▸ **What you will do**
From the data that follows, report how many lines hold the string "script", giving only the number.

Items listed in a dataset:
+ + + + +
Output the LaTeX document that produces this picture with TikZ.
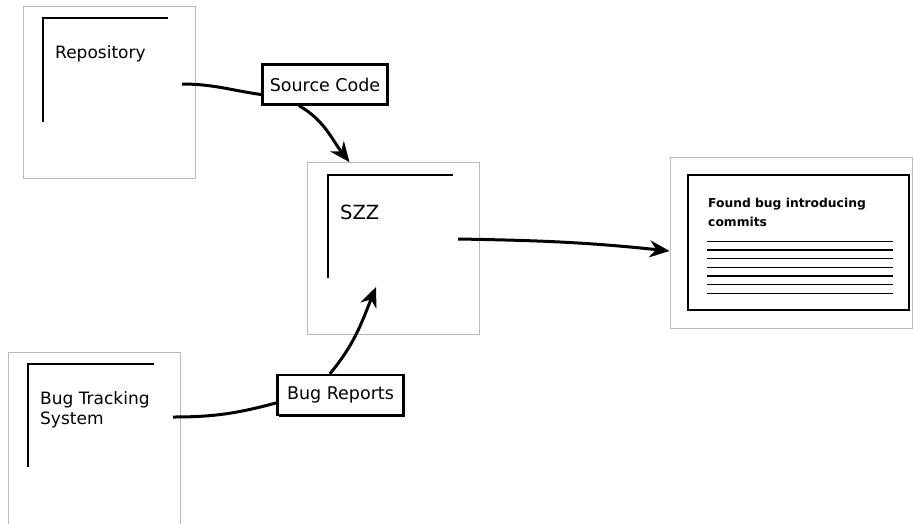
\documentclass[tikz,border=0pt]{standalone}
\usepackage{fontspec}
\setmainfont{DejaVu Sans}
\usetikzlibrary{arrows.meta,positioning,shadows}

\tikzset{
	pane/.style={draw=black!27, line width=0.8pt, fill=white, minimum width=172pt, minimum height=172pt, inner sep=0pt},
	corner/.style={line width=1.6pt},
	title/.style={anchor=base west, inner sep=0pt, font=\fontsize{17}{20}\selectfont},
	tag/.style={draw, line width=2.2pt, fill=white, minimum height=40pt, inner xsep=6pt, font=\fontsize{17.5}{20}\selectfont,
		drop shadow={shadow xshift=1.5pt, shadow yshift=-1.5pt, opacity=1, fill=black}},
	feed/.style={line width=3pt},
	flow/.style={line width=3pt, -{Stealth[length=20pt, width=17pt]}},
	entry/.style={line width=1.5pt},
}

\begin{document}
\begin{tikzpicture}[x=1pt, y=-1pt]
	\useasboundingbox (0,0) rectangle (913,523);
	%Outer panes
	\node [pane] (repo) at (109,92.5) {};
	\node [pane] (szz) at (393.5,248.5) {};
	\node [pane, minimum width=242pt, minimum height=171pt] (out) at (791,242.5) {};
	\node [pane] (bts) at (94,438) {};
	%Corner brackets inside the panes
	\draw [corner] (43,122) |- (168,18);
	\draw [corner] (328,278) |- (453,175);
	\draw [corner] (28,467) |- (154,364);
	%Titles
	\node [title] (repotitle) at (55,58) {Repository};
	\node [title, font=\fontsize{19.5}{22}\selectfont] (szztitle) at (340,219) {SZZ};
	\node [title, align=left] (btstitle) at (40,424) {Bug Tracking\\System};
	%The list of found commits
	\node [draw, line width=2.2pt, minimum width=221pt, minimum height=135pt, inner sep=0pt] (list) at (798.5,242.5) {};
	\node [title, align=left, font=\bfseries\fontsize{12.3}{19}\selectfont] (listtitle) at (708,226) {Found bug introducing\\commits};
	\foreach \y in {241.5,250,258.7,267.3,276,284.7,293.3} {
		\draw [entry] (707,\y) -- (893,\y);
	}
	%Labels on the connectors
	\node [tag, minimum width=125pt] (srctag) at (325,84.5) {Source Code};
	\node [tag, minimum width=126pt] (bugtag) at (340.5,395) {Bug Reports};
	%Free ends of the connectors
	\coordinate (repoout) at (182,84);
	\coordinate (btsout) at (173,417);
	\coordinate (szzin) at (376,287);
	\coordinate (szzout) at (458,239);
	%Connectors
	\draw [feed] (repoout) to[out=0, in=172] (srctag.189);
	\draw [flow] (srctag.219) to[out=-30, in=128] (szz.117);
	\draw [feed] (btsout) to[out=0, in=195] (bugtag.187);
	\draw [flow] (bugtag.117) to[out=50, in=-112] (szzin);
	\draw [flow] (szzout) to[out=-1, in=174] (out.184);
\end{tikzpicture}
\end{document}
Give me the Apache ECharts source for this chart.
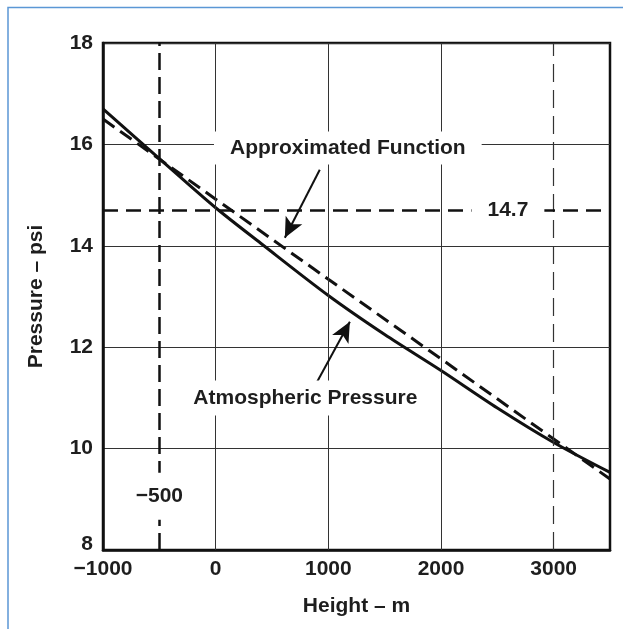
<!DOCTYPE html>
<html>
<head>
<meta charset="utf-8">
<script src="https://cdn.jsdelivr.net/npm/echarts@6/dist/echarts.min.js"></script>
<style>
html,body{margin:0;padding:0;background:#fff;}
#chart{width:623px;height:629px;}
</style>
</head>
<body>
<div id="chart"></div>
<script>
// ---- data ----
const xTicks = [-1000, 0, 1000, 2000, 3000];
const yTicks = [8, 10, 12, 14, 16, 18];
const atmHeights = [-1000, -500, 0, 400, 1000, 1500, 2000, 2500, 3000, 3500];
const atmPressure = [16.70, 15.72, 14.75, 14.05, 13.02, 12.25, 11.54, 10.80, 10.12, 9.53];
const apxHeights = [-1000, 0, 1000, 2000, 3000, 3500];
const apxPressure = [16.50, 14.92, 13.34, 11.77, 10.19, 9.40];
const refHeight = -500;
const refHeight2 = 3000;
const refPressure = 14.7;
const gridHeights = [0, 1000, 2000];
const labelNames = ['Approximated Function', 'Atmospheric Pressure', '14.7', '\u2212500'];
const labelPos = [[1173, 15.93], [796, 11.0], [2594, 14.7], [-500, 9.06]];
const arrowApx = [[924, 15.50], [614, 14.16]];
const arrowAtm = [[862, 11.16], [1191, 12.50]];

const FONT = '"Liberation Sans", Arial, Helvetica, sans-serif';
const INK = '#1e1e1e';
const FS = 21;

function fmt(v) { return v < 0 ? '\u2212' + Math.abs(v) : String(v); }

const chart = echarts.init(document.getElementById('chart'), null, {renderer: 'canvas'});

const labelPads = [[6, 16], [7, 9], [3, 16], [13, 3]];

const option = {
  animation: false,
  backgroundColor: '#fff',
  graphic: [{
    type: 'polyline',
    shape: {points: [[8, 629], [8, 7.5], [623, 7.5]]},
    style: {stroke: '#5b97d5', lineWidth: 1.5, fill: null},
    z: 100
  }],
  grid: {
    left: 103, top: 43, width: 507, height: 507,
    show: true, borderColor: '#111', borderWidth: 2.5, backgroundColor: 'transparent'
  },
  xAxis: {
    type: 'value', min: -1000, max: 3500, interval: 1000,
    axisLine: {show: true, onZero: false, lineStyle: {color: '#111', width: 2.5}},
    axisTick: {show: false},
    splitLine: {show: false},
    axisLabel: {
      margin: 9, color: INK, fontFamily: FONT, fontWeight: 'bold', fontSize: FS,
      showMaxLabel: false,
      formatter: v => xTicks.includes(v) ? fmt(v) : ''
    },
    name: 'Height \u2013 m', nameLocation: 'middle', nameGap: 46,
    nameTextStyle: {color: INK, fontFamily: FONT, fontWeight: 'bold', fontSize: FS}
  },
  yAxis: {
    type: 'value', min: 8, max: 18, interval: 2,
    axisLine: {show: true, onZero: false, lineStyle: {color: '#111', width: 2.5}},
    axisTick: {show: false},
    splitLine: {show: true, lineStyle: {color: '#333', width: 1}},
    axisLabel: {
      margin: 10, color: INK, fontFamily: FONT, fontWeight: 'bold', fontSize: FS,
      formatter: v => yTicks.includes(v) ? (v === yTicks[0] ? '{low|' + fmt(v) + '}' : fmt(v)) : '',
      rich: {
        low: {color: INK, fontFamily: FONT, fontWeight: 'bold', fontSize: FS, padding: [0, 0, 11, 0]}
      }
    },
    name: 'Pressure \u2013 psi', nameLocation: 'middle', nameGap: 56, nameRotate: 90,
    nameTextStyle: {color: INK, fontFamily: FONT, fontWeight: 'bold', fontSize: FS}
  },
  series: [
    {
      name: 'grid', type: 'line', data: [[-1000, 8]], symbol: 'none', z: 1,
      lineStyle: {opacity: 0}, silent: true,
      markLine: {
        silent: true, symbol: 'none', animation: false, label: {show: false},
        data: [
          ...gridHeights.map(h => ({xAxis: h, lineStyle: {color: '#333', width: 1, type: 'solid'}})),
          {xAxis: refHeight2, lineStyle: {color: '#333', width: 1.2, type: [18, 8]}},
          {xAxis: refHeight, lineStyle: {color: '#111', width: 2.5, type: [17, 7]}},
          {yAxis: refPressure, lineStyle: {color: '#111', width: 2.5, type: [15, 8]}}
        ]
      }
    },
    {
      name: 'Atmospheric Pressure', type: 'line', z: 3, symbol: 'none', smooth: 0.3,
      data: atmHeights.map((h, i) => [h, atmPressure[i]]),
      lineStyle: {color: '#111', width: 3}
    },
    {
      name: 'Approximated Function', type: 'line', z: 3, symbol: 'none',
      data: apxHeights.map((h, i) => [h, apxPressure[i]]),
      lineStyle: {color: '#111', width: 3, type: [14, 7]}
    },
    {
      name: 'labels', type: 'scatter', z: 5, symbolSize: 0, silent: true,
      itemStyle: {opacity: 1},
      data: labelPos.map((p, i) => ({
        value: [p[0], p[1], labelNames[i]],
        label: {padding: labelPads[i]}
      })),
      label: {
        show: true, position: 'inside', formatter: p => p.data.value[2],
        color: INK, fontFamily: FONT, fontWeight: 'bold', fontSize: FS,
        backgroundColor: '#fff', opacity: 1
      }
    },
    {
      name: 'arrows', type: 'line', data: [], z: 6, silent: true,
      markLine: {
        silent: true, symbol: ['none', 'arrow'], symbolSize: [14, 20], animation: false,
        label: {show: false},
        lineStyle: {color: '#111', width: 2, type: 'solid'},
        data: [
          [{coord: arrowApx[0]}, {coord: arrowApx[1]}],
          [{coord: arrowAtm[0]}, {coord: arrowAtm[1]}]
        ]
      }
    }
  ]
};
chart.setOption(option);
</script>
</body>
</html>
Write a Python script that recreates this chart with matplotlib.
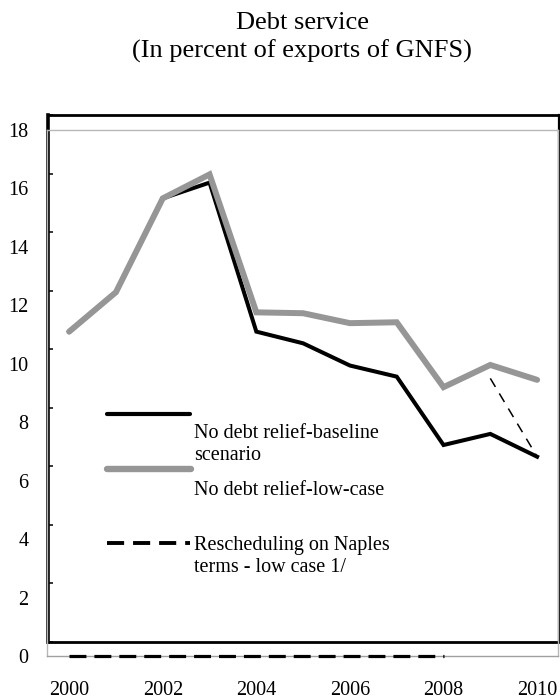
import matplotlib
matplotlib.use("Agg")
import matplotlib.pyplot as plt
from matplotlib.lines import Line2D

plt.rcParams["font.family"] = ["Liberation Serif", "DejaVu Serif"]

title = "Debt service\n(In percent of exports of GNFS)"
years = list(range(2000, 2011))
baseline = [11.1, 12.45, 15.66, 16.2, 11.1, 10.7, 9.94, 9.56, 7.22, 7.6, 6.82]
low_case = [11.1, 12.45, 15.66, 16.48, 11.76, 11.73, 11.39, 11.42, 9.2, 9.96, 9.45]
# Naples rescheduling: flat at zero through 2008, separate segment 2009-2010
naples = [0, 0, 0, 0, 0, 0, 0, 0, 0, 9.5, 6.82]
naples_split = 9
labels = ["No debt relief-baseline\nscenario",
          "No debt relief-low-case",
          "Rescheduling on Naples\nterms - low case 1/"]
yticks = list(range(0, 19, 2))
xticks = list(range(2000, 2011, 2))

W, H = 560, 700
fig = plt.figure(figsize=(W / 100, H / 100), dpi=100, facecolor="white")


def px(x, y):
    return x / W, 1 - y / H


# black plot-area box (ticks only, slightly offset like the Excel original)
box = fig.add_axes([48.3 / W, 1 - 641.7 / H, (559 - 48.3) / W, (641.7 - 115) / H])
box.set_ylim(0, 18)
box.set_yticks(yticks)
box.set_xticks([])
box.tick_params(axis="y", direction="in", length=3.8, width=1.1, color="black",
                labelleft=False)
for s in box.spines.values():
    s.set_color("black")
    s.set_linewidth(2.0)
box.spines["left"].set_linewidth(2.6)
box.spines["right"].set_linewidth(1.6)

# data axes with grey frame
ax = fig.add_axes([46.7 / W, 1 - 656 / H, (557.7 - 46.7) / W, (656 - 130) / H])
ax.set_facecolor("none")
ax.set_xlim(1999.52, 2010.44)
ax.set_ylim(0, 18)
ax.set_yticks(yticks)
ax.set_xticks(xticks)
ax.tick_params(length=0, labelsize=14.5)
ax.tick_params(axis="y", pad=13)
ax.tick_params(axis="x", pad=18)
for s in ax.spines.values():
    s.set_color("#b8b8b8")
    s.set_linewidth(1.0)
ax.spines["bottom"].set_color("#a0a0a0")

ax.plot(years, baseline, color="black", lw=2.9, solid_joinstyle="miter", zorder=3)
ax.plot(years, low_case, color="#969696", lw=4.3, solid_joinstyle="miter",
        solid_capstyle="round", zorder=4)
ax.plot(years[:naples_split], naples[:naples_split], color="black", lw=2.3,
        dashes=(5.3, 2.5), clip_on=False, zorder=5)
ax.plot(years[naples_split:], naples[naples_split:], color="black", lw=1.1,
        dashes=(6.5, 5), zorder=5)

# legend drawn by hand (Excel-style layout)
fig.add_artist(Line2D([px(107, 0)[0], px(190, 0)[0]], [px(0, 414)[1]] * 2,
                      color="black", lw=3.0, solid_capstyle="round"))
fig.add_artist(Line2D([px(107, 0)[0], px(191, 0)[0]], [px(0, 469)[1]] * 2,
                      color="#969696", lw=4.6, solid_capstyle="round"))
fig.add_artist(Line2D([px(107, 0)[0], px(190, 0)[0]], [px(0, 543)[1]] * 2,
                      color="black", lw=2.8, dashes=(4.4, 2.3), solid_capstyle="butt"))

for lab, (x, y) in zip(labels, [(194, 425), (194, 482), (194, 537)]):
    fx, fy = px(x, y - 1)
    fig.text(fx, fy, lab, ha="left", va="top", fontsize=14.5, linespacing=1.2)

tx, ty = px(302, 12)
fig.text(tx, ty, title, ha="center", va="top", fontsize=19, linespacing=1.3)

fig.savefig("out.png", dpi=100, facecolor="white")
+ + + + +
▸ **Result for this task**
4